(Dataset items)

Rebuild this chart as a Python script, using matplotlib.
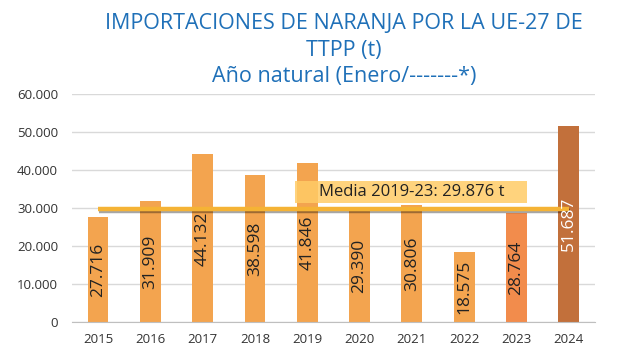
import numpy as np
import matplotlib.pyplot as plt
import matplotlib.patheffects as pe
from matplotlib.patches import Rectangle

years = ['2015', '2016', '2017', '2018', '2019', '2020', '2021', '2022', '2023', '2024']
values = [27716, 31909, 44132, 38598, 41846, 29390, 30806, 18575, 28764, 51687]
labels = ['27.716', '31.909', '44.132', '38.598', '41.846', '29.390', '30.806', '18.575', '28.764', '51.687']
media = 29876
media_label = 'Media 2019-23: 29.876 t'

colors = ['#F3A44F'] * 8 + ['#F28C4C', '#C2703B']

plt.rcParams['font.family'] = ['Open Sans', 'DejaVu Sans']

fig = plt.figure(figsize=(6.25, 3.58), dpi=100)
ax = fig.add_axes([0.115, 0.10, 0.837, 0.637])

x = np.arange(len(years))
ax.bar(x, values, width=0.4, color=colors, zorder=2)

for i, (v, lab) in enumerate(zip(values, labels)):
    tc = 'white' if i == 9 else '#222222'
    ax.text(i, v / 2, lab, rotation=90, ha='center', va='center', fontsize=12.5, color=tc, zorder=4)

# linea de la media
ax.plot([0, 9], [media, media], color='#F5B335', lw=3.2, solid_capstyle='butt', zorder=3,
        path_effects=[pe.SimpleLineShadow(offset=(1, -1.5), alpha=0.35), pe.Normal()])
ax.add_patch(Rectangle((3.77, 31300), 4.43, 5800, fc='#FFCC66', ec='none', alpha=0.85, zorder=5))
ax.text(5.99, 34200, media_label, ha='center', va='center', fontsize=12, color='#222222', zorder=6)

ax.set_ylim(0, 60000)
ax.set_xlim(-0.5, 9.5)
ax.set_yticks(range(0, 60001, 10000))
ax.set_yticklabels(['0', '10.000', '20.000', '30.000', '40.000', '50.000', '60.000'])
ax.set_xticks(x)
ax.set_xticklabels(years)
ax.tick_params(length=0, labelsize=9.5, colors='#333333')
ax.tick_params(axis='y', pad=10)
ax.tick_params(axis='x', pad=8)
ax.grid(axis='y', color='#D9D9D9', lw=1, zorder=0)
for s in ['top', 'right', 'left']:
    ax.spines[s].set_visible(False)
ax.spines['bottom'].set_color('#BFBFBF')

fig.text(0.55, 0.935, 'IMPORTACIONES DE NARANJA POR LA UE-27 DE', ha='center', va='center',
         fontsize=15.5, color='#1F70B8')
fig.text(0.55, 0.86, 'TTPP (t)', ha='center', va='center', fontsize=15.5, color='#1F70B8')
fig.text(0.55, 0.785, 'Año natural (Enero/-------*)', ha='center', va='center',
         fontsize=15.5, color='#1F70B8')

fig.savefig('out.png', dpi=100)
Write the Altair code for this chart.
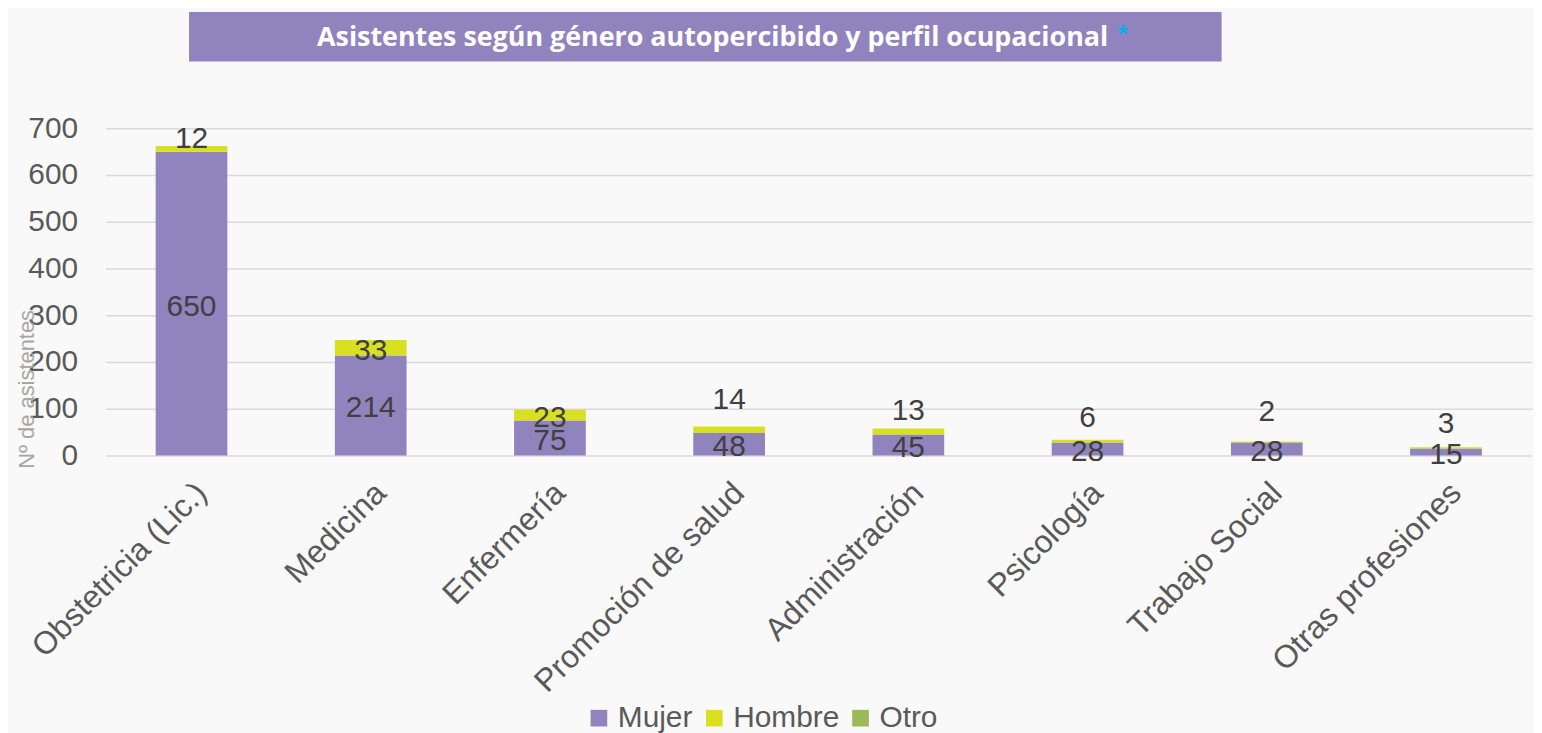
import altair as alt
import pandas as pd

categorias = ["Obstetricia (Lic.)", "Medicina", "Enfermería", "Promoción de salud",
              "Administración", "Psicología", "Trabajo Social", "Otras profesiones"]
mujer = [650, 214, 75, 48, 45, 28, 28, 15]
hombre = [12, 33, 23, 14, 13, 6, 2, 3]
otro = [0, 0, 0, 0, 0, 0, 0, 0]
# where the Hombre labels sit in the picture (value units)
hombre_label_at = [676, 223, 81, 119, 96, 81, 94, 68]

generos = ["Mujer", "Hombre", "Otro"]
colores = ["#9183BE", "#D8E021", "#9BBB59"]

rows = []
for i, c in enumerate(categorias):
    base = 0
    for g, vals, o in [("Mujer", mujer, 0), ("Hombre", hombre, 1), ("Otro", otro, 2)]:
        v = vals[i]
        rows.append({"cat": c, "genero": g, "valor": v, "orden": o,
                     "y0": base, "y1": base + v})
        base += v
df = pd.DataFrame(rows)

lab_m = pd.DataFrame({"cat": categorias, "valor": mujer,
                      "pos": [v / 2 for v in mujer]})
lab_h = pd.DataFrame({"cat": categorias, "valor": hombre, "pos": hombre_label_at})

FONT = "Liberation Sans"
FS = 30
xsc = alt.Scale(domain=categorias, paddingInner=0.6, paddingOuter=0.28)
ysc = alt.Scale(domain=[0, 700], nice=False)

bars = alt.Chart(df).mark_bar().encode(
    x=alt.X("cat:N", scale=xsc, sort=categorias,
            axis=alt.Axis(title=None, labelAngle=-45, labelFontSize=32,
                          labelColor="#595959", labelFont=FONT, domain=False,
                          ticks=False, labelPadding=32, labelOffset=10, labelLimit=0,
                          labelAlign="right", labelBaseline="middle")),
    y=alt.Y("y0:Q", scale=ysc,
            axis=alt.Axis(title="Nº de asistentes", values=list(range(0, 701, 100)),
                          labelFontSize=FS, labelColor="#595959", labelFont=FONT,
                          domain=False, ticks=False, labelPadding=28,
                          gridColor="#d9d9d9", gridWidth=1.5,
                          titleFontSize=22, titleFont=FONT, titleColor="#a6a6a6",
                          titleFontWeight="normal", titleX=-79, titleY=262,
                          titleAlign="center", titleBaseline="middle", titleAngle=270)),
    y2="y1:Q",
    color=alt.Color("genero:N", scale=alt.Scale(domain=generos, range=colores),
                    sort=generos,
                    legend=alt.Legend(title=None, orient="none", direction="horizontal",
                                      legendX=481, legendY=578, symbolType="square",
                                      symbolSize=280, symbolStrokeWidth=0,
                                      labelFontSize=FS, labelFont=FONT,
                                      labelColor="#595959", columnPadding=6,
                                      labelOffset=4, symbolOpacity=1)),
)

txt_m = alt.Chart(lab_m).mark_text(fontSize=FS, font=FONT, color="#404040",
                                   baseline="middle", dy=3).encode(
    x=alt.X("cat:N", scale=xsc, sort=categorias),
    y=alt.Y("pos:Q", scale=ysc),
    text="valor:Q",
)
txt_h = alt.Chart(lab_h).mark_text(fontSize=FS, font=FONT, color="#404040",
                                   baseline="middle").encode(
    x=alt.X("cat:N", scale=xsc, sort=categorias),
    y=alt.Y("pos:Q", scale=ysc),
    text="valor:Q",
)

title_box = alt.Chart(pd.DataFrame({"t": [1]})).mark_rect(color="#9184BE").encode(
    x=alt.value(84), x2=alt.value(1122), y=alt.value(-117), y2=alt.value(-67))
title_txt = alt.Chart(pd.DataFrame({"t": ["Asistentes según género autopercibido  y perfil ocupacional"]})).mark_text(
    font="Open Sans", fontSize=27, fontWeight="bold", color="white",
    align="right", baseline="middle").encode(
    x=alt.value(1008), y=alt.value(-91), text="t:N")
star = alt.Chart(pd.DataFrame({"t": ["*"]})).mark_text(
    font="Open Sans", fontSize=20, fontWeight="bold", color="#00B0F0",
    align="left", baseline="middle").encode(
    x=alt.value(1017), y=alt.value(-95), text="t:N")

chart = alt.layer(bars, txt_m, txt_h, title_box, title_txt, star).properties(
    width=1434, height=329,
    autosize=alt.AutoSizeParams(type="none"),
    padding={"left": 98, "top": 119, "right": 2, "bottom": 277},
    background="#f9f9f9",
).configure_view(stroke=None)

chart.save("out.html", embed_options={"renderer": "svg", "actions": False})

> CHALLENGE:
All the records above need to be given again word for word. Skip the pictures.

> REPLY TO THE EXERCISE:
Rebuild this chart as a Python script, using matplotlib.
import numpy as np
import matplotlib.pyplot as plt
import matplotlib.patheffects as pe
from matplotlib.patches import Rectangle

years = ['2015', '2016', '2017', '2018', '2019', '2020', '2021', '2022', '2023', '2024']
values = [27716, 31909, 44132, 38598, 41846, 29390, 30806, 18575, 28764, 51687]
labels = ['27.716', '31.909', '44.132', '38.598', '41.846', '29.390', '30.806', '18.575', '28.764', '51.687']
media = 29876
media_label = 'Media 2019-23: 29.876 t'

colors = ['#F3A44F'] * 8 + ['#F28C4C', '#C2703B']

plt.rcParams['font.family'] = ['Open Sans', 'DejaVu Sans']

fig = plt.figure(figsize=(6.25, 3.58), dpi=100)
ax = fig.add_axes([0.115, 0.10, 0.837, 0.637])

x = np.arange(len(years))
ax.bar(x, values, width=0.4, color=colors, zorder=2)

for i, (v, lab) in enumerate(zip(values, labels)):
    tc = 'white' if i == 9 else '#222222'
    ax.text(i, v / 2, lab, rotation=90, ha='center', va='center', fontsize=12.5, color=tc, zorder=4)

# linea de la media
ax.plot([0, 9], [media, media], color='#F5B335', lw=3.2, solid_capstyle='butt', zorder=3,
        path_effects=[pe.SimpleLineShadow(offset=(1, -1.5), alpha=0.35), pe.Normal()])
ax.add_patch(Rectangle((3.77, 31300), 4.43, 5800, fc='#FFCC66', ec='none', alpha=0.85, zorder=5))
ax.text(5.99, 34200, media_label, ha='center', va='center', fontsize=12, color='#222222', zorder=6)

ax.set_ylim(0, 60000)
ax.set_xlim(-0.5, 9.5)
ax.set_yticks(range(0, 60001, 10000))
ax.set_yticklabels(['0', '10.000', '20.000', '30.000', '40.000', '50.000', '60.000'])
ax.set_xticks(x)
ax.set_xticklabels(years)
ax.tick_params(length=0, labelsize=9.5, colors='#333333')
ax.tick_params(axis='y', pad=10)
ax.tick_params(axis='x', pad=8)
ax.grid(axis='y', color='#D9D9D9', lw=1, zorder=0)
for s in ['top', 'right', 'left']:
    ax.spines[s].set_visible(False)
ax.spines['bottom'].set_color('#BFBFBF')

fig.text(0.55, 0.935, 'IMPORTACIONES DE NARANJA POR LA UE-27 DE', ha='center', va='center',
         fontsize=15.5, color='#1F70B8')
fig.text(0.55, 0.86, 'TTPP (t)', ha='center', va='center', fontsize=15.5, color='#1F70B8')
fig.text(0.55, 0.785, 'Año natural (Enero/-------*)', ha='center', va='center',
         fontsize=15.5, color='#1F70B8')

fig.savefig('out.png', dpi=100)
Write the Altair code for this chart.
import altair as alt
import pandas as pd

categorias = ["Obstetricia (Lic.)", "Medicina", "Enfermería", "Promoción de salud",
              "Administración", "Psicología", "Trabajo Social", "Otras profesiones"]
mujer = [650, 214, 75, 48, 45, 28, 28, 15]
hombre = [12, 33, 23, 14, 13, 6, 2, 3]
otro = [0, 0, 0, 0, 0, 0, 0, 0]
# where the Hombre labels sit in the picture (value units)
hombre_label_at = [676, 223, 81, 119, 96, 81, 94, 68]

generos = ["Mujer", "Hombre", "Otro"]
colores = ["#9183BE", "#D8E021", "#9BBB59"]

rows = []
for i, c in enumerate(categorias):
    base = 0
    for g, vals, o in [("Mujer", mujer, 0), ("Hombre", hombre, 1), ("Otro", otro, 2)]:
        v = vals[i]
        rows.append({"cat": c, "genero": g, "valor": v, "orden": o,
                     "y0": base, "y1": base + v})
        base += v
df = pd.DataFrame(rows)

lab_m = pd.DataFrame({"cat": categorias, "valor": mujer,
                      "pos": [v / 2 for v in mujer]})
lab_h = pd.DataFrame({"cat": categorias, "valor": hombre, "pos": hombre_label_at})

FONT = "Liberation Sans"
FS = 30
xsc = alt.Scale(domain=categorias, paddingInner=0.6, paddingOuter=0.28)
ysc = alt.Scale(domain=[0, 700], nice=False)

bars = alt.Chart(df).mark_bar().encode(
    x=alt.X("cat:N", scale=xsc, sort=categorias,
            axis=alt.Axis(title=None, labelAngle=-45, labelFontSize=32,
                          labelColor="#595959", labelFont=FONT, domain=False,
                          ticks=False, labelPadding=32, labelOffset=10, labelLimit=0,
                          labelAlign="right", labelBaseline="middle")),
    y=alt.Y("y0:Q", scale=ysc,
            axis=alt.Axis(title="Nº de asistentes", values=list(range(0, 701, 100)),
                          labelFontSize=FS, labelColor="#595959", labelFont=FONT,
                          domain=False, ticks=False, labelPadding=28,
                          gridColor="#d9d9d9", gridWidth=1.5,
                          titleFontSize=22, titleFont=FONT, titleColor="#a6a6a6",
                          titleFontWeight="normal", titleX=-79, titleY=262,
                          titleAlign="center", titleBaseline="middle", titleAngle=270)),
    y2="y1:Q",
    color=alt.Color("genero:N", scale=alt.Scale(domain=generos, range=colores),
                    sort=generos,
                    legend=alt.Legend(title=None, orient="none", direction="horizontal",
                                      legendX=481, legendY=578, symbolType="square",
                                      symbolSize=280, symbolStrokeWidth=0,
                                      labelFontSize=FS, labelFont=FONT,
                                      labelColor="#595959", columnPadding=6,
                                      labelOffset=4, symbolOpacity=1)),
)

txt_m = alt.Chart(lab_m).mark_text(fontSize=FS, font=FONT, color="#404040",
                                   baseline="middle", dy=3).encode(
    x=alt.X("cat:N", scale=xsc, sort=categorias),
    y=alt.Y("pos:Q", scale=ysc),
    text="valor:Q",
)
txt_h = alt.Chart(lab_h).mark_text(fontSize=FS, font=FONT, color="#404040",
                                   baseline="middle").encode(
    x=alt.X("cat:N", scale=xsc, sort=categorias),
    y=alt.Y("pos:Q", scale=ysc),
    text="valor:Q",
)

title_box = alt.Chart(pd.DataFrame({"t": [1]})).mark_rect(color="#9184BE").encode(
    x=alt.value(84), x2=alt.value(1122), y=alt.value(-117), y2=alt.value(-67))
title_txt = alt.Chart(pd.DataFrame({"t": ["Asistentes según género autopercibido  y perfil ocupacional"]})).mark_text(
    font="Open Sans", fontSize=27, fontWeight="bold", color="white",
    align="right", baseline="middle").encode(
    x=alt.value(1008), y=alt.value(-91), text="t:N")
star = alt.Chart(pd.DataFrame({"t": ["*"]})).mark_text(
    font="Open Sans", fontSize=20, fontWeight="bold", color="#00B0F0",
    align="left", baseline="middle").encode(
    x=alt.value(1017), y=alt.value(-95), text="t:N")

chart = alt.layer(bars, txt_m, txt_h, title_box, title_txt, star).properties(
    width=1434, height=329,
    autosize=alt.AutoSizeParams(type="none"),
    padding={"left": 98, "top": 119, "right": 2, "bottom": 277},
    background="#f9f9f9",
).configure_view(stroke=None)

chart.save("out.html", embed_options={"renderer": "svg", "actions": False})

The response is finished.